Polish mathematician and logician (1904–1941)

Adolf Lindenbaum (12 June 1904 – August 1941) was a Polish logician and mathematician best known for Lindenbaum's lemma and Lindenbaum–Tarski algebras.

== Life ==
He was born and brought up in Warsaw in a Polish-Jewish family. He earned a Ph.D. in 1928 under Wacław Sierpiński and habilitated at the University of Warsaw in 1934. He published works on mathematical logic, set theory, cardinal and ordinal arithmetic, the axiom of choice, the continuum hypothesis, theory of functions, measure theory, point-set topology, geometry and real analysis.
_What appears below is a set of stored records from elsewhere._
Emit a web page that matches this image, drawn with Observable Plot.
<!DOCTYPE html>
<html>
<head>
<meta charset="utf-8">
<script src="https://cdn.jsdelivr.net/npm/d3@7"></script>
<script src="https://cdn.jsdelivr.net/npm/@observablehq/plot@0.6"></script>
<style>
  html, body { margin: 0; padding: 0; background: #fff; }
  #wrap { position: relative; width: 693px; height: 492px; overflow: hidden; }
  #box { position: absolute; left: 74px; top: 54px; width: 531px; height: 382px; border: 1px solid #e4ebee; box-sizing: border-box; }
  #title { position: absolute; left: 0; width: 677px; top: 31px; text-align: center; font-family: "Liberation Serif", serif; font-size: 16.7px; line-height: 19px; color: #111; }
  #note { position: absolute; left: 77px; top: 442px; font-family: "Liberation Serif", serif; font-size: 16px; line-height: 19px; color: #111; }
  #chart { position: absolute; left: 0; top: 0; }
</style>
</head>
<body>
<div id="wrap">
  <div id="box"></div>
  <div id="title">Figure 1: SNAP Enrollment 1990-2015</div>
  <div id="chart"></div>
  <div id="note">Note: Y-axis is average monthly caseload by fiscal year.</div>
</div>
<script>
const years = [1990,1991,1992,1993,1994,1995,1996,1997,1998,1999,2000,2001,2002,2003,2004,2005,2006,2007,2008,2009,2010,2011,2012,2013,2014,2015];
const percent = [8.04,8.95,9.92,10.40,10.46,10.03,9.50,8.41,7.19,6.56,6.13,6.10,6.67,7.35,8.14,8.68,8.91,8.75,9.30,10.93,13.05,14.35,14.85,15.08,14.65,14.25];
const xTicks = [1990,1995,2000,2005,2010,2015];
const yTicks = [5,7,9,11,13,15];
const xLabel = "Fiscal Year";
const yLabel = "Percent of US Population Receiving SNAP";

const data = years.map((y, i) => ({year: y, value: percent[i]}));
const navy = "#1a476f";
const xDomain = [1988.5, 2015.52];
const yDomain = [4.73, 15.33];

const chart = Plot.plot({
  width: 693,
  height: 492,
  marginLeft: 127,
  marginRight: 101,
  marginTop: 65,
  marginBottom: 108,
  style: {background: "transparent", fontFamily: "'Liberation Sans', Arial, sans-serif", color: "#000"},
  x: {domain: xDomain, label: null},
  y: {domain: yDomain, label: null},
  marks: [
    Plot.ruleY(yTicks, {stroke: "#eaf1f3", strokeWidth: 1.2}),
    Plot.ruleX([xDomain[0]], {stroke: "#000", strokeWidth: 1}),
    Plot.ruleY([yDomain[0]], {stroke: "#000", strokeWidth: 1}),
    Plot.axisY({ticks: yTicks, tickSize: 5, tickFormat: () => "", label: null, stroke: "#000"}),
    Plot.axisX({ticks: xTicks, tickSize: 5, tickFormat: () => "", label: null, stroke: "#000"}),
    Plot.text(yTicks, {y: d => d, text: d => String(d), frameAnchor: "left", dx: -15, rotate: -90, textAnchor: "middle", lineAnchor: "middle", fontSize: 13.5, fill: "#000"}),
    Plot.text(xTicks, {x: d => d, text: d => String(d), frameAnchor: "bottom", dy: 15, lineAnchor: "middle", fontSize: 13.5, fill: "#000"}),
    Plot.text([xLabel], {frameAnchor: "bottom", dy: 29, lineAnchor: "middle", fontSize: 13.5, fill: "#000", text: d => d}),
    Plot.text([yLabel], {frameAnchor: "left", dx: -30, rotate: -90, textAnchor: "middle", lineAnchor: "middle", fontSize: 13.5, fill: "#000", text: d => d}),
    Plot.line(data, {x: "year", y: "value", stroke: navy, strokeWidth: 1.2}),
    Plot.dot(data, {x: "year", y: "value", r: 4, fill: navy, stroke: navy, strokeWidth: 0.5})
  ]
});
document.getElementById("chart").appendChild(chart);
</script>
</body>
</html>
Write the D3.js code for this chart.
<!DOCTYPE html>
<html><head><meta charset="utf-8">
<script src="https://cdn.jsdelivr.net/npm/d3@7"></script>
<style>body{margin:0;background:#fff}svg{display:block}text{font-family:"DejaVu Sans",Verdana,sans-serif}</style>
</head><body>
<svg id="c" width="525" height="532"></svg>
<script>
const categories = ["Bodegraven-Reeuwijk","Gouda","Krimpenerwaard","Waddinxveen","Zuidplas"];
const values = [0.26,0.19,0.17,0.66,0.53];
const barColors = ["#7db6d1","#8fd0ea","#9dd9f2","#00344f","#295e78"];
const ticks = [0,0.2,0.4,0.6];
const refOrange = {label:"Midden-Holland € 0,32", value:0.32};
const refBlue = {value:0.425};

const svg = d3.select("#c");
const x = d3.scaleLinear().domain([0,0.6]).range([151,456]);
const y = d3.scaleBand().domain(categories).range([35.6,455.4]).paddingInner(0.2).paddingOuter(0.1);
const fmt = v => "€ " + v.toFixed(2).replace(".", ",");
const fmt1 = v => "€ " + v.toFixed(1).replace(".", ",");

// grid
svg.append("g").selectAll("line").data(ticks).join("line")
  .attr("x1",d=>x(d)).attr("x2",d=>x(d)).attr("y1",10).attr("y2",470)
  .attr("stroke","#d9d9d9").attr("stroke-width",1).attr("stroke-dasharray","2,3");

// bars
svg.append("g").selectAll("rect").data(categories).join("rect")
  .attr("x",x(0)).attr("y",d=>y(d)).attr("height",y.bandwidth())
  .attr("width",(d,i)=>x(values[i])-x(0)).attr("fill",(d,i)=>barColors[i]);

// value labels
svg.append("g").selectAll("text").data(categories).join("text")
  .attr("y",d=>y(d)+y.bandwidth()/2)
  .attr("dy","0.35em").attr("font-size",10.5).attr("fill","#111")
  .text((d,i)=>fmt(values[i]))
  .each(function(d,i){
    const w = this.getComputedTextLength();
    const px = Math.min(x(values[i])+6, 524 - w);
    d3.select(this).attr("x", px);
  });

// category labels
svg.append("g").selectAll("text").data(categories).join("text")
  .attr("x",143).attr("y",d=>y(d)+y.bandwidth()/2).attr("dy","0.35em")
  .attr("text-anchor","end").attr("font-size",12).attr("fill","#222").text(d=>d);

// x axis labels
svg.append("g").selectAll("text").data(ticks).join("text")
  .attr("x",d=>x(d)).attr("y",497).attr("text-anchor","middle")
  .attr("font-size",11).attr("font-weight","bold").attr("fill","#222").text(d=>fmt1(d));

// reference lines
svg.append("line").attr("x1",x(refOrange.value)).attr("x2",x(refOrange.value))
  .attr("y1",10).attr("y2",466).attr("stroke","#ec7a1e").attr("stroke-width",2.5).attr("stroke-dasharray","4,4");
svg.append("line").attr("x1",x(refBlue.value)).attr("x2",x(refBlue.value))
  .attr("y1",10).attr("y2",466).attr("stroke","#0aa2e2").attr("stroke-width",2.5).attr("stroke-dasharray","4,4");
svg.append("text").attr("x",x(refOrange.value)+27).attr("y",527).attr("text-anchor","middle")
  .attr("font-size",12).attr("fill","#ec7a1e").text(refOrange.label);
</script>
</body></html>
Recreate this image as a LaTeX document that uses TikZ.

He served as an assistant professor at the University of Warsaw from 1935 until the outbreak of war in September 1939. He was Alfred Tarski's closest collaborator of the inter-war period. Around the end of October or beginning of November 1935 he married Janina Hosiasson, a fellow logician of the Lwow–Warsaw school. He and his wife were adherents of logical empiricism, participated in and contributed to the international unity of science movement, and were members of the original Vienna Circle. Sometime before the middle of August 1941 he and his sister Stefanja were shot to death in Naujoji Vilnia (Nowa Wilejka), 7 km east of Vilnius, by the occupying German forces or Lithuanian collaborators.